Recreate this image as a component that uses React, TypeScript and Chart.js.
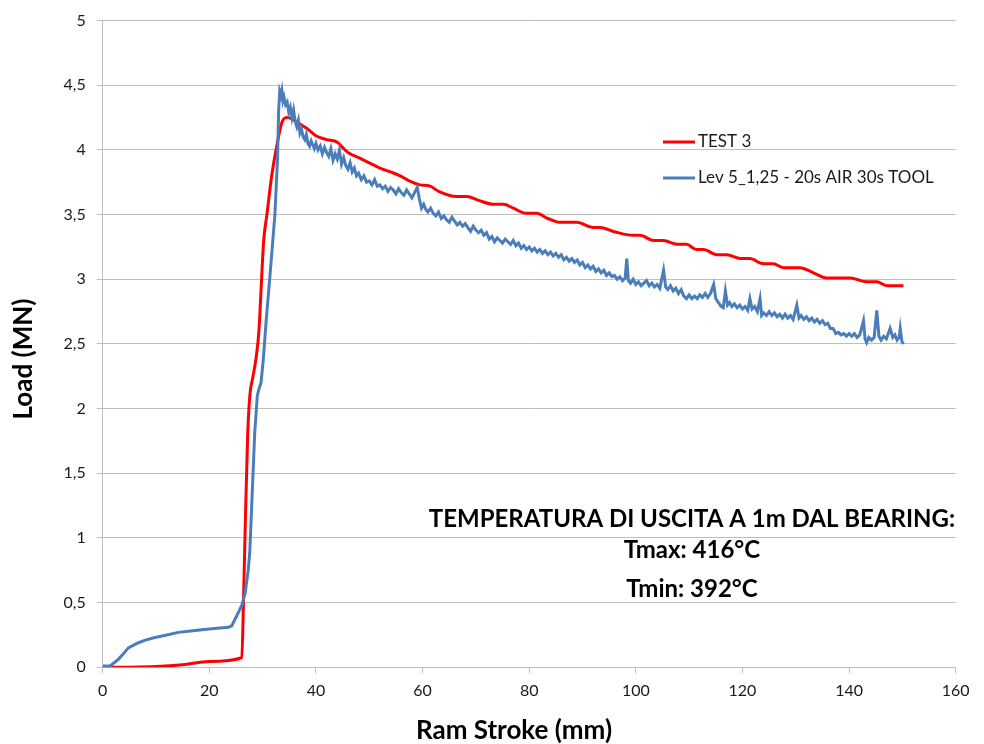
import { useEffect, useRef } from "react";
import { Chart, registerables } from "chart.js";

Chart.register(...registerables);

// ---- data ----
const xTickValues = [0, 20, 40, 60, 80, 100, 120, 140, 160];
const yTickValues = [0, 0.5, 1, 1.5, 2, 2.5, 3, 3.5, 4, 4.5, 5];

const test3Label = "TEST 3";
const levLabel = "Lev 5_1,25 - 20s AIR 30s TOOL";

const annotationLines = [
  "TEMPERATURA DI USCITA A 1m DAL BEARING:",
  "Tmax: 416°C",
  "Tmin: 392°C",
];

const xTitle = "Ram Stroke (mm)";
const yTitle = "Load (MN)";

const test3Points: [number, number][] = [
  [0, 0], [5, 0.001], [10, 0.006], [15, 0.02], [20, 0.045], [26.1, 0.074],
  [26.4, 0.5], [26.8, 1.2], [27.2, 1.8], [27.6, 2.1], [28.2, 2.25], [28.8, 2.4],
  [29.3, 2.6], [29.8, 3.0], [30.2, 3.3], [30.8, 3.5], [31.7, 3.8], [32.6, 4.02],
  [33.6, 4.21], [34.5, 4.25], [35.5, 4.24], [37, 4.2], [38.5, 4.16], [40, 4.11],
  [42, 4.08], [44, 4.06], [45, 4.02], [46, 3.98], [48, 3.94], [50, 3.9],
  [52, 3.86], [54, 3.83], [55.8, 3.8], [57.5, 3.76], [59.5, 3.73], [61.4, 3.72],
  [63, 3.68], [66.4, 3.64], [68.3, 3.64], [70.5, 3.61], [73.3, 3.58], [75.2, 3.58],
  [77, 3.55], [79.5, 3.51], [81.4, 3.51], [83.5, 3.47], [85.8, 3.44], [88.9, 3.44],
  [92, 3.4], [93.3, 3.4], [95.8, 3.37], [99.5, 3.34], [100.8, 3.34], [103.3, 3.3],
  [105.2, 3.3], [107.7, 3.27], [109.5, 3.27], [111.4, 3.23], [112.7, 3.23], [115.2, 3.19],
  [117.1, 3.19], [119.6, 3.16], [121.4, 3.16], [123.9, 3.12], [125.8, 3.12], [127.7, 3.09],
  [130.8, 3.09], [133.3, 3.05], [135.8, 3.01], [140.2, 3.01], [143.3, 2.98], [145.2, 2.98],
  [147.1, 2.95], [150.2, 2.95],
];

const levRisePoints: [number, number][] = [
  [0, 0.01], [1.4, 0.01], [2.9, 0.06], [4, 0.11], [4.8, 0.15], [6.7, 0.19], [8, 0.21],
  [9.8, 0.23], [12, 0.25], [14.2, 0.27], [16.5, 0.28], [18.6, 0.29], [21, 0.3],
  [23.6, 0.31], [24.2, 0.32], [25.4, 0.42], [26.1, 0.48], [26.7, 0.57], [27.3, 0.75],
  [27.6, 0.9], [28, 1.3], [28.5, 1.8], [29, 2.1], [29.3, 2.15], [29.7, 2.2], [30.1, 2.37],
  [30.7, 2.7], [31.4, 3.04], [32.3, 3.5], [32.8, 3.94], [33.0, 4.3],
];

const levDecayPoints: [number, number][] = [
  [33.2, 4.45], [33.4, 4.42], [33.6, 4.46], [33.8, 4.38], [34.0, 4.41], [34.3, 4.35],
  [34.6, 4.37], [34.9, 4.29], [35.2, 4.33], [35.5, 4.25], [35.8, 4.31], [36.1, 4.22],
  [36.4, 4.18], [36.7, 4.23], [37.0, 4.13], [37.3, 4.16], [37.6, 4.1], [37.9, 4.08],
  [38.2, 4.12], [38.5, 4.05], [38.8, 4.03], [39.1, 4.07], [39.4, 4.04], [39.7, 4.01],
  [40.0, 4.05], [40.4, 4.0], [40.8, 4.03], [41.2, 3.97], [41.6, 4.02], [42.0, 3.98],
  [42.4, 3.95], [42.8, 4.01], [43.2, 3.92], [43.6, 3.97], [44.0, 3.93], [44.4, 4.0],
  [44.8, 3.89], [45.2, 3.94], [45.6, 3.88], [46.0, 3.85], [46.4, 3.9], [46.8, 3.83],
  [47.2, 3.86], [47.6, 3.8], [48.0, 3.82], [48.5, 3.77], [49.0, 3.8], [49.5, 3.75],
  [50.0, 3.76], [50.5, 3.73], [51.0, 3.77], [51.5, 3.72], [52.0, 3.73], [52.5, 3.7],
  [53.0, 3.72], [53.5, 3.68], [54.0, 3.71], [54.5, 3.69], [55.0, 3.66], [55.5, 3.7],
  [56.0, 3.67], [56.5, 3.65], [57.0, 3.69], [57.5, 3.66], [58.0, 3.63], [58.5, 3.67],
  [59.0, 3.71], [59.4, 3.62], [59.8, 3.55], [60.2, 3.58], [60.6, 3.54], [61.0, 3.52],
  [61.5, 3.55], [62.0, 3.51], [62.5, 3.49], [63.0, 3.52], [63.5, 3.47], [64.0, 3.49],
  [64.5, 3.46], [65.0, 3.44], [65.5, 3.48], [66.0, 3.45], [66.5, 3.42], [67.0, 3.44],
  [67.5, 3.41], [68.0, 3.43], [68.5, 3.4], [69.0, 3.37], [69.5, 3.41], [70.0, 3.38],
  [70.5, 3.36], [71.0, 3.38], [71.5, 3.34], [72.0, 3.36], [72.5, 3.31], [73.0, 3.33],
  [73.5, 3.29], [74.0, 3.32], [74.5, 3.3], [75.0, 3.28], [75.5, 3.31], [76.0, 3.29],
  [76.5, 3.27], [77.0, 3.3], [77.5, 3.26], [78.0, 3.28], [78.5, 3.24], [79.0, 3.26],
  [79.5, 3.23], [80.0, 3.25], [80.5, 3.22], [81.0, 3.24], [81.5, 3.21], [82.0, 3.23],
  [82.5, 3.2], [83.0, 3.22], [83.5, 3.19], [84.0, 3.21], [84.5, 3.18], [85.0, 3.2],
  [85.5, 3.17], [86.0, 3.19], [86.5, 3.15], [87.0, 3.17], [87.5, 3.14], [88.0, 3.16],
  [88.5, 3.13], [89.0, 3.15], [89.5, 3.11], [90.0, 3.13], [90.5, 3.09], [91.0, 3.11],
  [91.5, 3.08], [92.0, 3.1], [92.5, 3.06], [93.0, 3.08], [93.5, 3.05], [94.0, 3.07],
  [94.5, 3.03], [95.0, 3.05], [95.5, 3.02], [96.0, 3.03], [96.5, 3.0], [97.0, 3.02],
  [97.5, 2.99], [98.0, 3.01], [98.3, 3.16], [98.6, 2.99], [99.0, 2.97], [99.5, 3.0],
  [100.0, 2.96], [100.5, 2.98], [101.0, 2.95], [101.5, 2.97], [102.0, 2.99], [102.5, 2.95],
  [103.0, 2.97], [103.5, 2.94], [104.0, 2.96], [104.5, 2.93], [105.2, 3.07], [105.6, 2.94],
  [106.0, 2.92], [106.5, 2.95], [107.0, 2.91], [107.5, 2.93], [108.0, 2.89], [108.5, 2.92],
  [109.0, 2.87], [109.5, 2.85], [110.0, 2.88], [110.5, 2.85], [111.0, 2.87], [111.5, 2.85],
  [112.0, 2.88], [112.5, 2.86], [113.0, 2.89], [113.5, 2.86], [114.0, 2.89], [114.6, 2.96],
  [115.0, 2.85], [115.5, 2.82], [116.0, 2.79], [116.4, 2.78], [116.8, 2.91], [117.2, 2.8],
  [117.6, 2.82], [118.0, 2.79], [118.5, 2.81], [119.0, 2.78], [119.5, 2.8], [120.0, 2.77],
  [120.5, 2.79], [121.0, 2.76], [121.4, 2.85], [121.8, 2.77], [122.3, 2.79], [122.8, 2.75],
  [123.3, 2.85], [123.6, 2.72], [124.0, 2.74], [124.5, 2.72], [125.0, 2.75], [125.5, 2.72],
  [126.0, 2.74], [126.5, 2.71], [127.0, 2.73], [127.5, 2.7], [128.0, 2.73], [128.5, 2.7],
  [129.0, 2.72], [129.5, 2.69], [130.2, 2.8], [130.6, 2.7], [131.0, 2.72], [131.5, 2.69],
  [132.0, 2.71], [132.5, 2.68], [133.0, 2.7], [133.5, 2.67], [134.0, 2.69], [134.5, 2.66],
  [135.0, 2.68], [135.5, 2.65], [136.0, 2.66], [136.5, 2.62], [137.0, 2.62], [137.5, 2.58],
  [138.0, 2.59], [138.5, 2.57], [139.0, 2.58], [139.5, 2.56], [140.0, 2.58], [140.5, 2.56],
  [141.0, 2.58], [141.5, 2.55], [142.0, 2.57], [142.7, 2.68], [143.0, 2.54], [143.3, 2.51],
  [143.7, 2.55], [144.2, 2.53], [144.7, 2.55], [145.2, 2.76], [145.6, 2.56], [146.0, 2.53],
  [146.5, 2.56], [147.0, 2.54], [147.7, 2.62], [148.2, 2.55], [148.6, 2.57], [149.0, 2.53],
  [149.4, 2.55], [149.6, 2.62], [149.9, 2.52], [150.2, 2.5],
];

// ---- styles ----
const RED = "#ff0000";
const BLUE = "#4a7ebb";
const GRID = "#bfbfbf";
const TEXT = "#1a1a1a";
const FONT = "Lato, 'Liberation Sans', sans-serif";

const fmt = (v: number) => String(v).replace(".", ",");

const overlayPlugin = {
  id: "overlayTexts",
  afterDraw(chart: any) {
    const ctx: CanvasRenderingContext2D = chart.ctx;
    ctx.save();
    // legend
    ctx.lineWidth = 3;
    ctx.lineCap = "butt";
    ctx.strokeStyle = RED;
    ctx.beginPath();
    ctx.moveTo(663, 142);
    ctx.lineTo(695, 142);
    ctx.stroke();
    ctx.strokeStyle = BLUE;
    ctx.beginPath();
    ctx.moveTo(663, 178);
    ctx.lineTo(695, 178);
    ctx.stroke();
    ctx.fillStyle = TEXT;
    ctx.font = `17px ${FONT}`;
    ctx.textAlign = "left";
    ctx.textBaseline = "middle";
    ctx.fillText(test3Label, 698, 142);
    ctx.fillText(levLabel, 698, 178);

    // annotation
    ctx.fillStyle = "#000";
    ctx.font = `bold 24px ${FONT}`;
    ctx.textAlign = "center";
    ctx.fillText(annotationLines[0], 692, 519);
    ctx.fillText(annotationLines[1], 692, 550);
    ctx.fillText(annotationLines[2], 692, 589);

    // axis titles
    ctx.font = `bold 26px ${FONT}`;
    ctx.fillText(xTitle, 514, 731);
    ctx.translate(24, 359);
    ctx.rotate(-Math.PI / 2);
    ctx.fillText(yTitle, 0, 0);
    ctx.restore();
  },
};

export default function App() {
  const ref = useRef<HTMLCanvasElement | null>(null);

  useEffect(() => {
    document.body.style.margin = "0";
    const canvas = ref.current;
    if (!canvas) return;
    const chart = new Chart(canvas, {
      type: "line",
      data: {
        datasets: [
          {
            label: levLabel,
            data: [...levRisePoints, ...levDecayPoints].map(([x, y]) => ({ x, y })),
            borderColor: BLUE,
            borderWidth: 3,
            pointRadius: 0,
            tension: 0,
            fill: false,
          },
          {
            label: test3Label,
            data: test3Points.map(([x, y]) => ({ x, y })),
            borderColor: RED,
            borderWidth: 3,
            pointRadius: 0,
            cubicInterpolationMode: "monotone",
            fill: false,
          },
        ],
      },
      options: {
        animation: false,
        responsive: false,
        devicePixelRatio: 1,
        layout: { padding: { top: 19.3, right: 28.3, left: 0, bottom: 0 } },
        plugins: {
          legend: { display: false },
          tooltip: { enabled: false },
        },
        scales: {
          x: {
            type: "linear",
            min: 0,
            max: 160,
            afterBuildTicks: (scale: any) => {
              scale.ticks = xTickValues.map((v) => ({ value: v }));
            },
            afterFit: (scale: any) => {
              scale.height = 744 - 667.3;
            },
            ticks: {
              color: TEXT,
              font: { family: FONT, size: 16 },
              padding: 8,
              maxRotation: 0,
              callback: (v: any) => fmt(Number(v)),
            },
            grid: {
              drawOnChartArea: false,
              drawTicks: true,
              tickLength: 6,
              color: GRID,
            },
            border: { color: GRID, width: 1 },
          },
          y: {
            type: "linear",
            min: 0,
            max: 5,
            afterBuildTicks: (scale: any) => {
              scale.ticks = yTickValues.map((v) => ({ value: v }));
            },
            afterFit: (scale: any) => {
              scale.width = 102.7;
            },
            ticks: {
              color: TEXT,
              font: { family: FONT, size: 16 },
              padding: 11,
              callback: (v: any) => fmt(Number(v)),
            },
            grid: {
              drawOnChartArea: true,
              drawTicks: true,
              tickLength: 6,
              color: GRID,
            },
            border: { color: GRID, width: 1 },
          },
        },
      },
      plugins: [overlayPlugin],
    } as any);
    return () => chart.destroy();
  }, []);

  return (
    <div style={{ position: "absolute", left: 0, top: 0, width: 984, height: 744, background: "#fff" }}>
      <canvas ref={ref} width={984} height={744} />
    </div>
  );
}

━━━

YOUR INSTRUCTIONS: Give again, word for word, every line from the top of the data above to the line holding "5_1,25 - 20s", inclusive, with the pictures left out.

RESPONSE:
Recreate this image as a component that uses React, TypeScript and Chart.js.
import { useEffect, useRef } from "react";
import { Chart, registerables } from "chart.js";

Chart.register(...registerables);

// ---- data ----
const xTickValues = [0, 20, 40, 60, 80, 100, 120, 140, 160];
const yTickValues = [0, 0.5, 1, 1.5, 2, 2.5, 3, 3.5, 4, 4.5, 5];

const test3Label = "TEST 3";
const levLabel = "Lev 5_1,25 - 20s AIR 30s TOOL";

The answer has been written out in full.